There is no way we could ever hope to accomplish all the objectives—reaching the whole world, developing a character that is heaven-ready—on our own. While the astronauts were essentially all by themselves on a foreign world and had to rely on themselves and whatever advice they could get over the radio, we have Someone standing right next to us, willing and ready to help if we ask. That’s why the most important task we should be attending to right now is seeking that heavenly Helper every day. Only He can make us who we need to be and enable us to get the work of spreading the final warning done.
Ultimately, we really shouldn’t want to hang around long in this world. The reason the astronauts couldn’t stay more than a few days at most was that the moon can’t support life. Eventually their supplies of oxygen would be depleted and they would have to return home. Exploring the lunar surface was risky business, with a high-tech pressure suit the only thing keeping each man alive. A leak, and everything could be over in a matter of minutes.

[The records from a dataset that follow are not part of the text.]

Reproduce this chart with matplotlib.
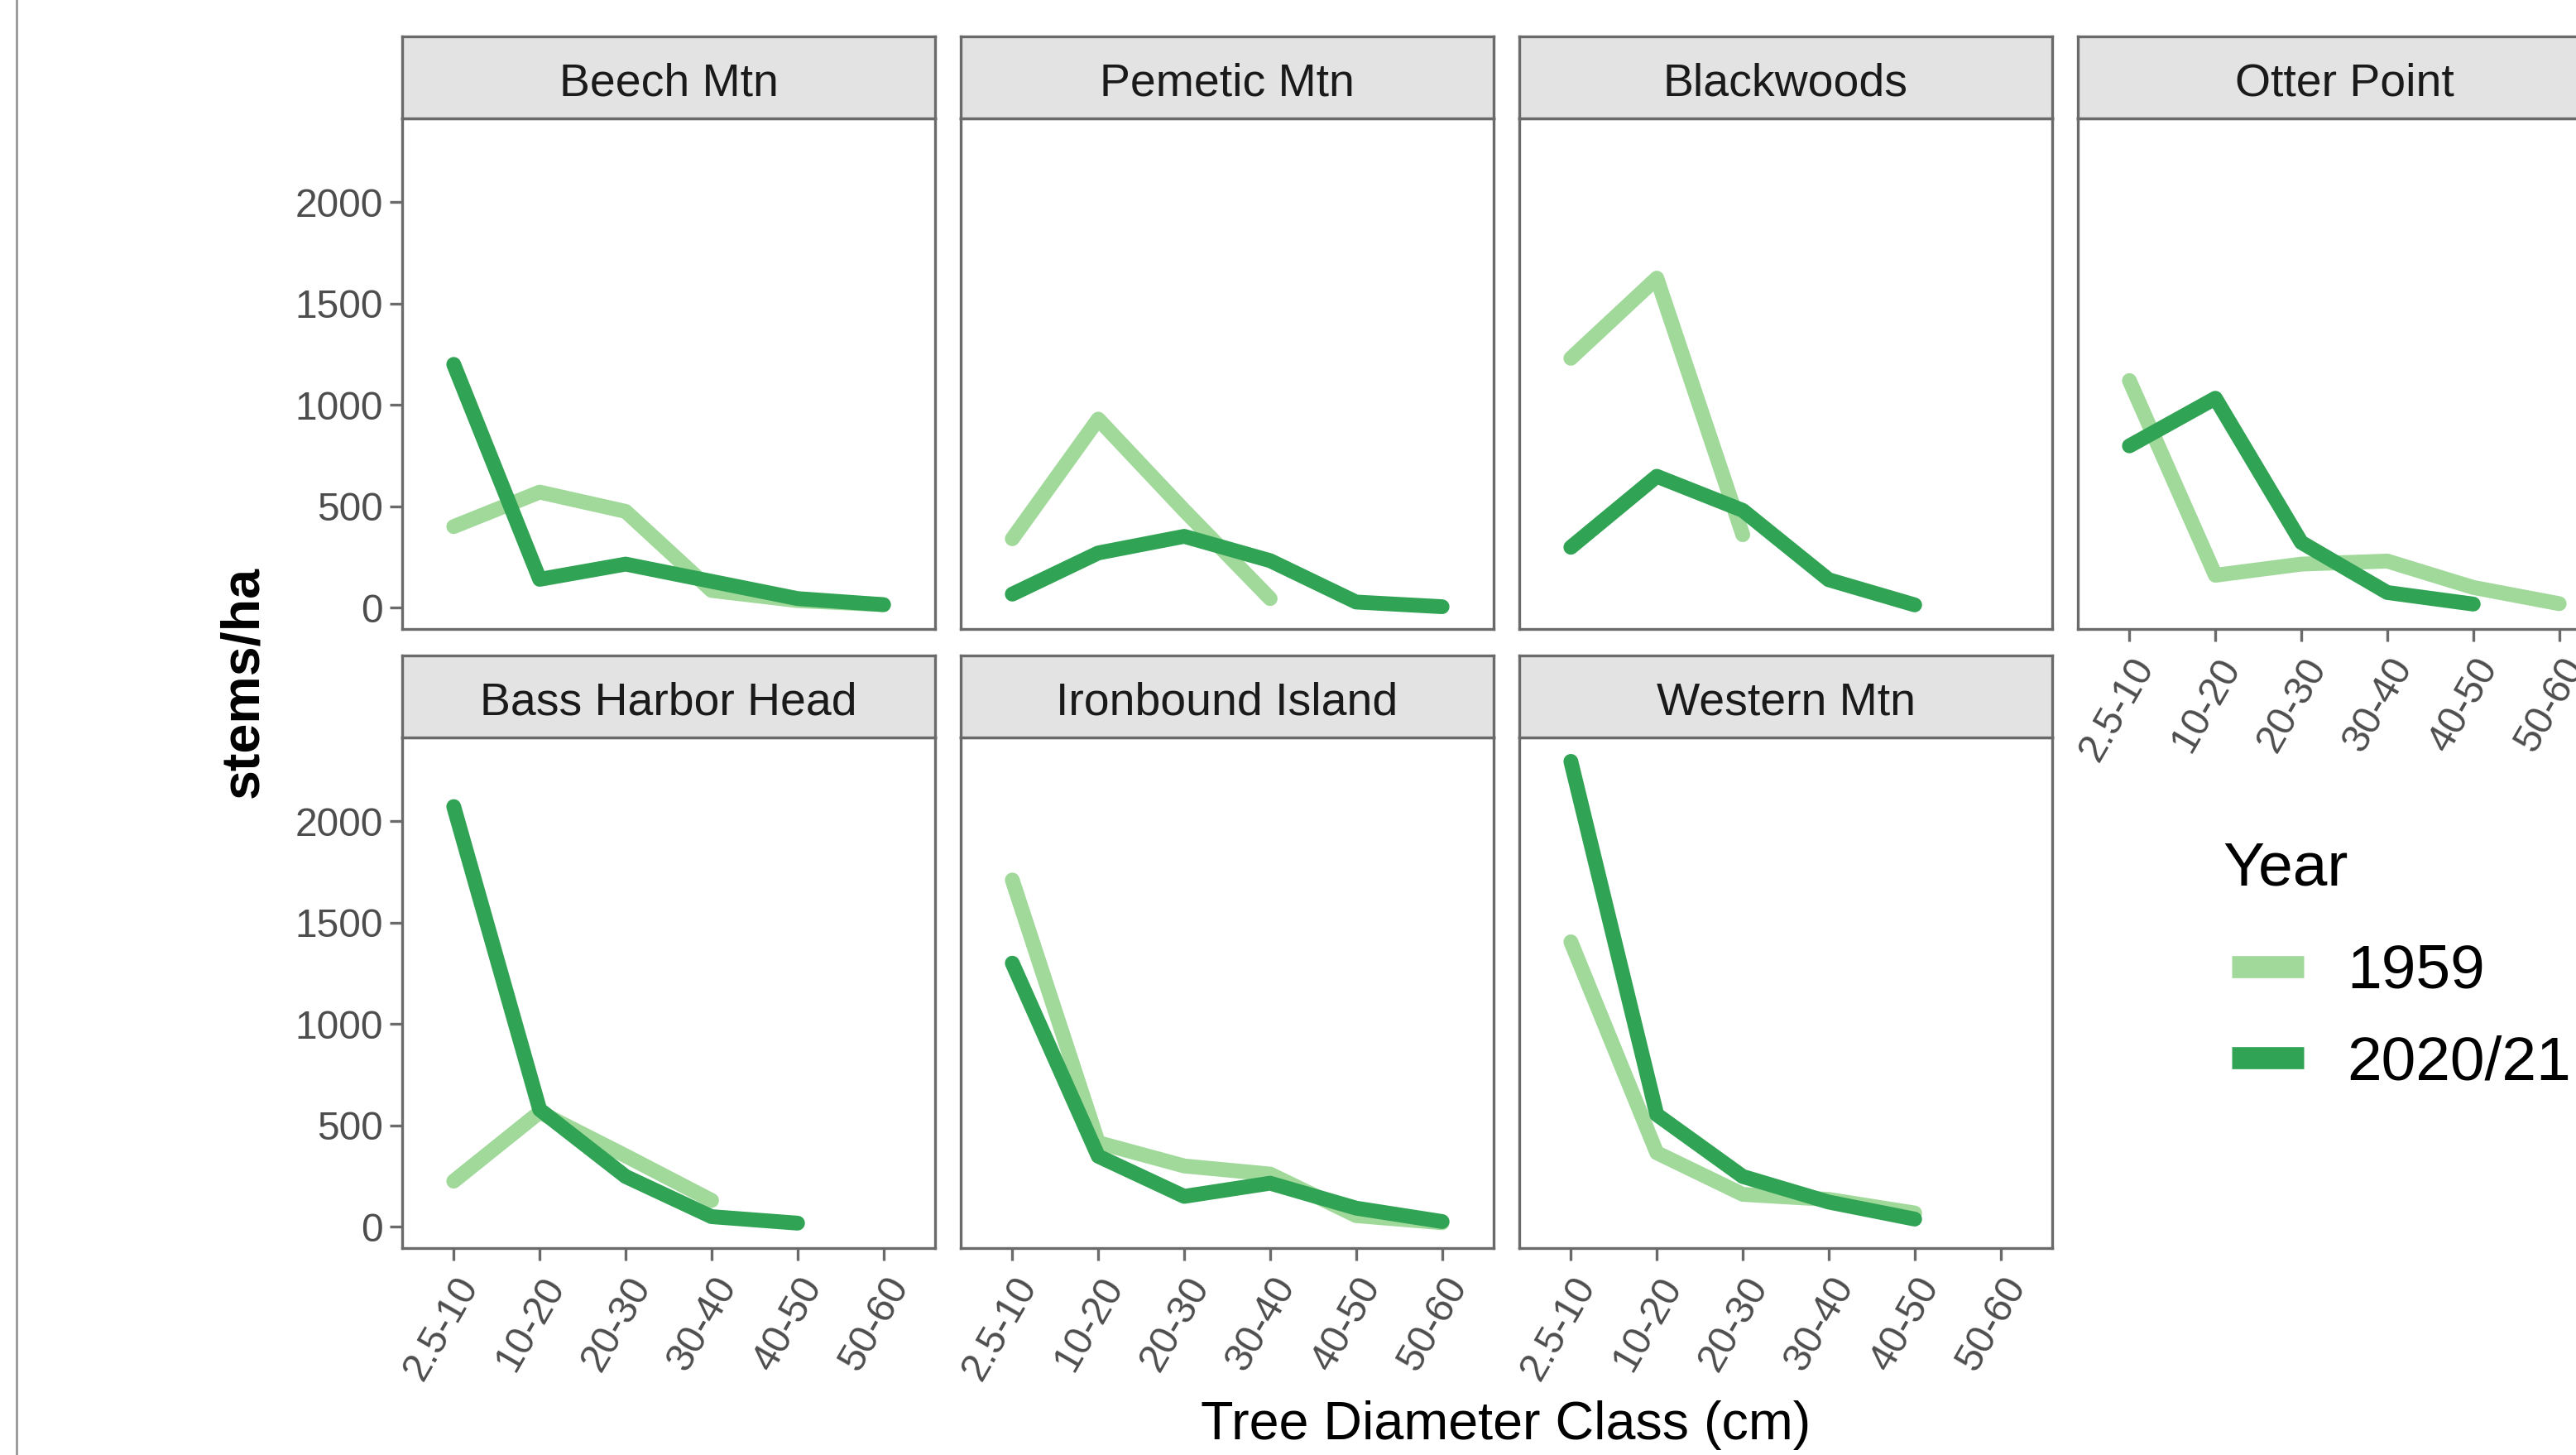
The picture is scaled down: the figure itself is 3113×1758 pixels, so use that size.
import numpy as np
import matplotlib
matplotlib.use("Agg")
import matplotlib.pyplot as plt
from matplotlib.lines import Line2D

plt.rcParams['font.family'] = ['Liberation Sans', 'DejaVu Sans']

# diameter classes and sites
classes = ["2.5-10", "10-20", "20-30", "30-40", "40-50", "50-60"]
sites = ["Beech Mtn", "Pemetic Mtn", "Blackwoods", "Otter Point",
         "Bass Harbor Head", "Ironbound Island", "Western Mtn"]
nan = np.nan

# stems/ha, 1959
y1959_beech = [400, 570, 475, 85, 35, 15]
y1959_pemetic = [340, 930, 480, 45, nan, nan]
y1959_blackwoods = [1230, 1625, 360, nan, nan, nan]
y1959_otter = [1120, 160, 215, 230, 100, 20]
y1959_bass = [225, 565, 350, 130, nan, nan]
y1959_ironbound = [1710, 415, 300, 260, 55, 20]
y1959_western = [1405, 365, 160, 135, 68, nan]

# stems/ha, 2020/21
y2020_beech = [1200, 140, 215, 130, 45, 15]
y2020_pemetic = [67, 270, 352, 232, 28, 5]
y2020_blackwoods = [298, 648, 480, 138, 14, nan]
y2020_otter = [798, 1033, 322, 75, 18, nan]
y2020_bass = [2072, 578, 248, 50, 18, nan]
y2020_ironbound = [1300, 348, 150, 215, 92, 26]
y2020_western = [2295, 553, 248, 122, 38, nan]

values_1959 = [y1959_beech, y1959_pemetic, y1959_blackwoods, y1959_otter,
               y1959_bass, y1959_ironbound, y1959_western]
values_2020 = [y2020_beech, y2020_pemetic, y2020_blackwoods, y2020_otter,
               y2020_bass, y2020_ironbound, y2020_western]
years = ["1959", "2020/21"]
colors = ["#a1d99b", "#31a354"]

W, H = 3113, 1758
fig = plt.figure(figsize=(W / 300, H / 300), dpi=300)

# panel geometry in pixels (last column runs past the right edge)
col_left = [486, 1161, 1836, 2511]
panel_w = 644
row_top = [143, 891]
panel_h = 617
strip_h = 99
edge = "#6A6A6A"

x = np.arange(len(classes))
lines = []
for i, site in enumerate(sites):
    r, c = divmod(i, 4)
    left = col_left[c] / W
    bottom = 1 - (row_top[r] + panel_h) / H
    ax = fig.add_axes([left, bottom, panel_w / W, panel_h / H])
    l1, = ax.plot(x, values_1959[i], color=colors[0], lw=4.3,
                  solid_capstyle="round", solid_joinstyle="round")
    l2, = ax.plot(x, values_2020[i], color=colors[1], lw=4.3,
                  solid_capstyle="round", solid_joinstyle="round")
    lines = [l1, l2]
    ax.set_xlim(-0.6, 5.6)
    ax.set_ylim(-105, 2413)
    ax.set_xticks(x)
    ax.set_yticks([0, 500, 1000, 1500, 2000])
    for s in ax.spines.values():
        s.set_color(edge)
        s.set_linewidth(0.8)
    ax.tick_params(colors=edge, width=0.8, length=3.6, pad=2,
                   labelcolor="#4D4D4D", labelsize=11.5)
    if c == 0:
        ax.set_yticklabels(["0", "500", "1000", "1500", "2000"])
    else:
        ax.tick_params(axis="y", left=False, labelleft=False)
    if r == 1 or c == 3:
        ax.set_xticklabels(classes, rotation=60, ha="right",
                           rotation_mode="anchor", va="top")
        ax.tick_params(axis="x", pad=3)
    else:
        ax.tick_params(axis="x", bottom=False, labelbottom=False)

    # facet strip
    sax = fig.add_axes([left, 1 - row_top[r] / H, panel_w / W, strip_h / H])
    sax.set_facecolor("#E3E3E3")
    sax.set_xticks([])
    sax.set_yticks([])
    for s in sax.spines.values():
        s.set_color(edge)
        s.set_linewidth(0.8)
    sax.text(0.5, 0.42, site, ha="center", va="center", fontsize=13.3,
             color="#1A1A1A", transform=sax.transAxes)

# axis titles
fig.text(294 / W, 1 - 824 / H, "stems/ha", rotation=90, ha="center",
         va="center", fontsize=15.5, fontweight="bold")
fig.text(1820 / W, 1 - 1722 / H, "Tree Diameter Class (cm)", ha="center",
         va="center", fontsize=15.5)

# legend
fig.text(2686 / W, 1 - 1070 / H, "Year", ha="left", va="baseline",
         fontsize=18)
handles = [Line2D([], [], color=ln.get_color(), lw=6.4,
                  solid_capstyle="butt") for ln in lines]
fig.legend(handles, years, loc="upper left",
           bbox_to_anchor=(2697 / W, 1 - 1140 / H), frameon=False,
           fontsize=18, borderpad=0, borderaxespad=0,
           handlelength=1.16, handletextpad=0.69, labelspacing=0.55)

# thin frame line on the left edge
fig.add_artist(Line2D([20 / W, 20 / W], [0, 1], color="#8C8C8C", lw=0.6))

fig.savefig("out.png", dpi=300)
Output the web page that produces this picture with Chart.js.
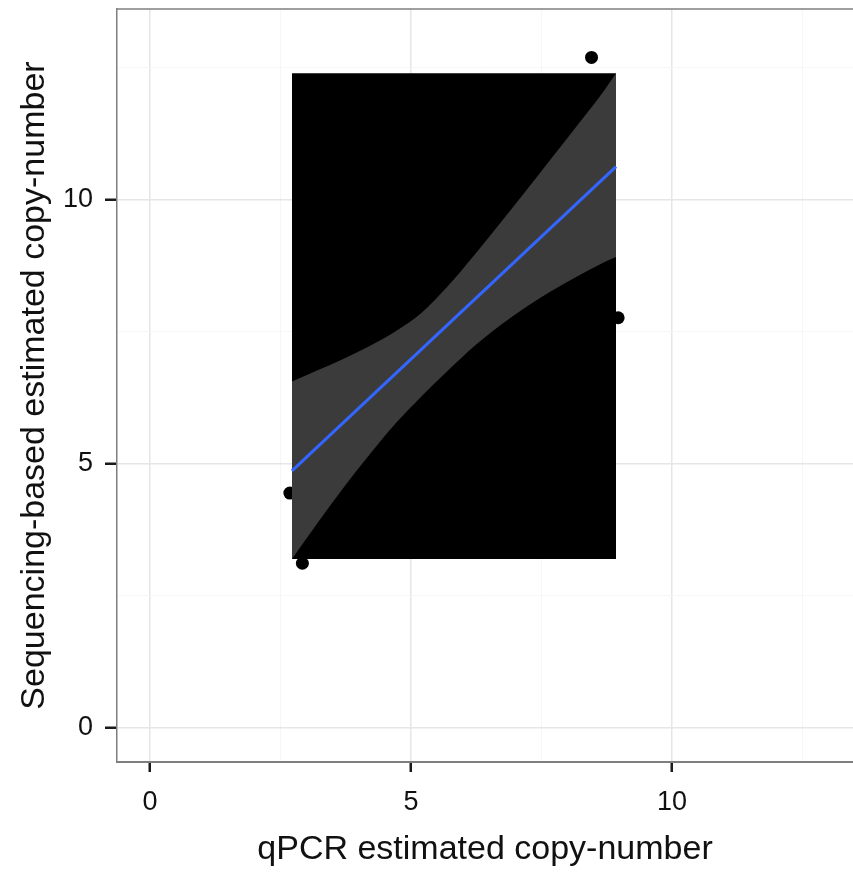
<!DOCTYPE html>
<html>
<head>
<meta charset="utf-8">
<script src="https://cdn.jsdelivr.net/npm/chart.js@4"></script>
<style>
  html, body { margin: 0; padding: 0; background: #ffffff; }
  canvas { display: block; }
</style>
</head>
<body>
<canvas id="c" width="853" height="873"></canvas>
<script>
// Observed points (visible ones)
const pointX = [2.68, 2.92, 8.46, 8.97];
const pointY = [4.45, 3.12, 12.70, 7.77];

// Fitted regression line
const fitX = [2.72, 8.93];
const fitY = [4.87, 10.63];

// Confidence band
const bandX     = [2.72, 3.2, 3.7, 4.2, 4.7, 5.2, 5.7, 6.2, 6.7, 7.2, 7.7, 8.2, 8.7, 8.93];
const bandUpper = [6.56, 6.77, 6.99, 7.23, 7.51, 7.86, 8.36, 8.94, 9.55, 10.17, 10.80, 11.43, 12.07, 12.40];
const bandLower = [3.20, 3.87, 4.54, 5.17, 5.76, 6.28, 6.76, 7.22, 7.62, 7.97, 8.28, 8.56, 8.82, 8.92];

// Black box spanning the band extent
const boxX = [2.72, 8.93];
const boxTop = [12.40, 12.40];
const boxBottom = [3.20, 3.20];

// Axis ticks
const majorTicks = [0, 5, 10];
const xLimits = [-0.632, 13.47];
const yLimits = [-0.644, 13.617];
const xTitle = 'qPCR estimated copy-number';
const yTitle = 'Sequencing-based estimated copy-number';

const zip = (xs, ys) => xs.map((x, i) => ({x: x, y: ys[i]}));
const isMajor = v => majorTicks.some(m => Math.abs(m - v) < 1e-6);

const borderPlugin = {
  id: 'panelBorder',
  afterDraw(chart) {
    const {ctx, chartArea: a} = chart;
    ctx.save();
    ctx.strokeStyle = '#7f7f7f';
    ctx.lineWidth = 1.5;
    ctx.beginPath();
    ctx.moveTo(a.left, a.top);
    ctx.lineTo(a.right, a.top);
    ctx.stroke();
    ctx.restore();
  }
};

function gridColor(ctx) {
  if (!ctx.tick) return 'rgba(0,0,0,0)';
  return isMajor(ctx.tick.value) ? '#e6e6e6' : '#f6f6f6';
}
function gridWidth(ctx) {
  if (!ctx.tick) return 1;
  return isMajor(ctx.tick.value) ? 1.5 : 1;
}
function tickColor(ctx) {
  if (!ctx.tick) return 'rgba(0,0,0,0)';
  return isMajor(ctx.tick.value) ? '#1a1a1a' : 'rgba(0,0,0,0)';
}
const tickLabel = v => isMajor(v) ? String(Math.round(v)) : '';
const FONT = 'Liberation Sans, Arial, sans-serif';

new Chart(document.getElementById('c'), {
  type: 'scatter',
  data: {
    datasets: [
      {
        type: 'line', label: 'fit', data: zip(fitX, fitY),
        borderColor: '#3366ff', borderWidth: 3, pointRadius: 0,
        fill: false, order: 0
      },
      {
        type: 'line', label: 'upper', data: zip(bandX, bandUpper),
        borderColor: 'rgba(0,0,0,0)', borderWidth: 0, pointRadius: 0,
        backgroundColor: '#3b3b3b', fill: '+1', cubicInterpolationMode: 'monotone',
        order: 1
      },
      {
        type: 'line', label: 'lower', data: zip(bandX, bandLower),
        borderColor: 'rgba(0,0,0,0)', borderWidth: 0, pointRadius: 0,
        fill: false, cubicInterpolationMode: 'monotone', order: 1
      },
      {
        type: 'line', label: 'boxTop', data: zip(boxX, boxTop),
        borderColor: '#000000', borderWidth: 0, pointRadius: 0,
        backgroundColor: '#000000', fill: '+1', order: 2
      },
      {
        type: 'line', label: 'boxBottom', data: zip(boxX, boxBottom),
        borderColor: '#000000', borderWidth: 0, pointRadius: 0,
        fill: false, order: 2
      },
      {
        type: 'scatter', label: 'points', data: zip(pointX, pointY),
        backgroundColor: '#000000', borderColor: '#000000', borderWidth: 0,
        pointRadius: 6.5, order: 3
      }
    ]
  },
  options: {
    responsive: false,
    animation: false,
    layout: { autoPadding: false, padding: { top: 9, right: 0, left: 0, bottom: 0 } },
    plugins: { legend: { display: false }, tooltip: { enabled: false } },
    scales: {
      x: {
        type: 'linear', min: xLimits[0], max: xLimits[1],
        afterFit(s) { s.height = 111; s.paddingLeft = 0; s.paddingRight = 0; s.paddingTop = 0; s.paddingBottom = 0; },
        ticks: {
          stepSize: 2.5, includeBounds: false, autoSkip: false, maxRotation: 0,
          callback: tickLabel, color: '#111111', padding: 14,
          font: { family: FONT, size: 27 }
        },
        grid: { color: gridColor, lineWidth: gridWidth, tickColor: tickColor, tickLength: 10, tickWidth: 2.5 },
        border: { display: true, color: '#7f7f7f', width: 2 },
        title: {
          display: true, text: xTitle, color: '#111111',
          font: { family: FONT, size: 34 },
          padding: { top: 0, bottom: 3 }
        }
      },
      y: {
        type: 'linear', min: yLimits[0], max: yLimits[1],
        afterFit(s) { s.width = 117; s.paddingLeft = 0; s.paddingRight = 0; s.paddingTop = 0; s.paddingBottom = 0; },
        ticks: {
          stepSize: 2.5, includeBounds: false, autoSkip: false,
          callback: tickLabel, color: '#111111', padding: 12,
          font: { family: FONT, size: 27 }
        },
        grid: { color: gridColor, lineWidth: gridWidth, tickColor: tickColor, tickLength: 12, tickWidth: 2.5 },
        border: { display: true, color: '#7f7f7f', width: 1.5 },
        title: {
          display: true, text: yTitle, color: '#111111',
          font: { family: FONT, size: 34 },
          padding: { top: 14, bottom: 0 }
        }
      }
    }
  },
  plugins: [borderPlugin]
});
</script>
</body>
</html>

Imagine Jesus’ warning to the Laodicean church, translated into the scene we’ve been exploring. His words, paraphrased by me, now have chilling force: “You think that you’re on a vacation, that there’s still plenty of time left to get everything done, and you don’t need any help. Don’t you know that you’re weak, your suit is leaking, and that you’re running out of oxygen? Don’t you realize there’s no time to fool around? Ask Me for help; just ask. Together we can finish the mission and then go home.”
Yes, time is short. God has been extending it for us, waiting and hoping that we will finally realize that we don’t have our act together and that we need His help. The choice is ours: wake up to the urgency of our situation and start working with God, or continue on our merry way, exploring and enjoying ourselves. Liftoff time is coming—are we going to be ready?
I want to be in that spacecraft when it’s time to go home. It all boils down to one simple question: what are we waiting for?